Madri, Espanha, 7/10/2011 – Enquanto por toda a Espanha cresce o número de apartamentos e casas cujos moradores foram despejados por falta de pagamento da hipoteca ou do aluguel, milhares de famílias, muitas imigrantes, vivem nas ruas ou amontoadas em cômodos precários. Desde que a crise econômica global chegou com seus males à Espanha, os bancos executam cada vez mais ações jurídicas contra os devedores levando a leilão os imóveis hipotecados e, em geral, diante da falta ou redução de ofertas, as próprias entidades os compram por um valor muitíssimo inferior ao valor da dívida.

O Código Civil ampara essa atitude dos banqueiros, porque diz que “pelo não cumprimento de suas obrigações responde o devedor com todos seus bens presentes e futuros”. A Lei de Ajuizamento Civil estabelece que, se uma vez “leiloados os bens hipotecados ou penhorados e seu produto for insuficiente para cobrir o crédito, o executor poderá pedir o embargo pela quantia que falta e a execução continuará segundo as leis ordinárias”.

Por isso, ao contrário do que ocorre em outros países, os bancos não consideram encerrado o assunto ao retomarem o imóvel, mas continuam cobrando o pagamento da dívida restante, além dos juros elevados e as custas judiciais. No geral, os juízes aceitam suas demandas e embargam tudo o que podem, inclusive os salários dos devedores, os quais, além de perderem sua moradia, veem sua renda ser restringida ao máximo.

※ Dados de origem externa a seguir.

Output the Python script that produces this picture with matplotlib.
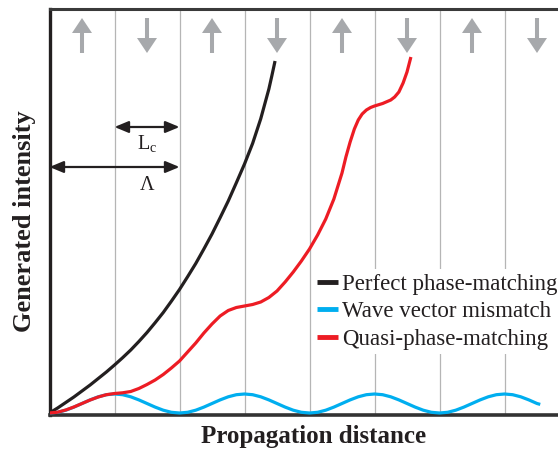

Os banqueiros “pretendem que os clientes respondam até com seus ossos”, disse Gustavo Fajardo, advogado da organização não governamental América-Espanha, Solidariedade e Cooperação (Aesco). Uma resposta que serviria para que eles continuem com seus altos salários, aos quais se soma o que obtêm como donos de ações empresariais.

Dois exemplos disso são o presidente do Banco Bilbao Vizcaya Argentaria (BBVA), Francisco González, que recebe salário anual de 5,6 milhões de euros (US$ 7,5 milhões), e o conselheiro do Santander, Alfredo Sáenz, que com 9,1 milhões de euros (US$ 12 milhões), que é o banqueiro mais bem pago da Espanha. Esses dois valores são depois da queda de 10% em 2010.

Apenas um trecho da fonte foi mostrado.